アダルトチルドレンの夫が命を落としそうになったこと
その日用事があり、夕方近くに帰宅すると、すでに夫は相当酔っぱらっているようにみえました。
テーブルでうつむいてコックリコックリとしていました。
また何か怒っているのかなと思いしばらく放っておきましたが、いつもと違う様子に恐る恐る声をかけてみました。
「大丈夫?」
「うん」
覇気のない返答に近くに寄って話しかけてみました。
「どうしたの?」
すると朦朧とした表情で力なくつぶやいたのです。
「お酒と一緒に血圧の薬60錠以上飲んだ・・安定剤も」
「どうして?」
「なんかもうどうでもよくなって」
私は少し呆然としていましたが、事の重大さにやっと気が付き怒鳴っていました。
「何してるの!」
この20年以上、色々修羅場はあったものの、これでもう終わったなと思いました。
今回思い当たるきっかけはありましたが、これだけのことをした原因は、そのことだけではないことはわかっていました。
「救急車呼ぶよ」
「いいって!はは恥ずかしい」
彼のろれつは回っていないし、絶望している様子でしたが、救急車を呼ぶことだけは必死で阻止していました。
すぐにまた薬を飲もうとするので、取り上げようとしたら、獣のように腕をおもいきり噛まれ、すぐに血が滲んできました。
それを見て子供のように驚いた夫は、自分の腕も2か所思い切り噛んで、私以上に血が出ていました。
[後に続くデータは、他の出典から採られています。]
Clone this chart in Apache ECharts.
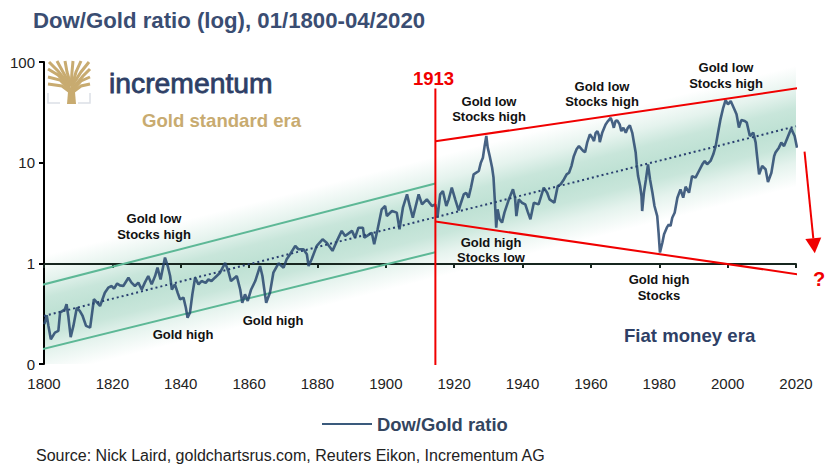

もともとヒステリーで感情の起伏が激しいところがありましたが、お酒を飲むとさらに悪化してしまいます。
これはもう限界なんだ。
そう思いましたが、酩酊状態の夫を横に、私は現実的なことも考えていました。
このまま救急車で病院に行ったとしても、自ら薬を過剰に服用したということは、当然保険が効かない、保険会社の医療保険も効かないではないか。
しかも、自尊心が低くプライドの高い彼のこと、この悪夢から覚めた時の彼の落ち込みは相当なものに違いない。
彼はもともと特異体質で、異常に血圧が高い時があり、病院で血液検査を受けても、異常が見つかったことがなかったのです。
いくらお酒を大量に飲んでも、いつも肝臓や糖尿、腎臓の数値も全て正常でした。
どうしても嫌だとわめいている彼を見て、私は彼の生命力にかけることにしました。
結局救急車も呼ばず病院にもいかなかったのです。
その後、時間が経つにつれ嘔吐が激しくなりましたが、酒と薬しか胃に入れていない状態だったのもあり、吐くことができず、全く尿も出ずに、夜中の血圧は上が50くらいまで下がり、1週間程生死をさ迷いました。
しかし、彼の生命力は凄かった。
低かった血圧も少しづつ高くなり、体力も戻っていきました。
しかし、精神面では今まで以上にダメージが大きく、自分自身が今回のようなことをしてしまったことで、それだけ自分自身は相当病んでしまっていると強く自覚しているようでした。
もう20年以上前に、彼が不安定になりだしたきっかけは、彼のお姉さんの病死でした。
お姉さんに余命が言い渡されてから、亡くなるまでの半年間の彼は、かなり狼狽えていました。
なぜか毎晩のように幼い頃の辛かった事を延々と語るようになり、それは、ヒステリックに、時には子供のように涙を浮かべている時もありました。
それでも、根がまじめな彼は、どんなに精神的に不安定でも、与えらえた仕事は朝早くから暗くなるまで、コツコツとこなしていました。
当時私は、夫のそんな姿を見ていて、褒められるために必死でお手伝いをしていた、夫の少年時代の姿が浮かんでいたこと、思い出しました。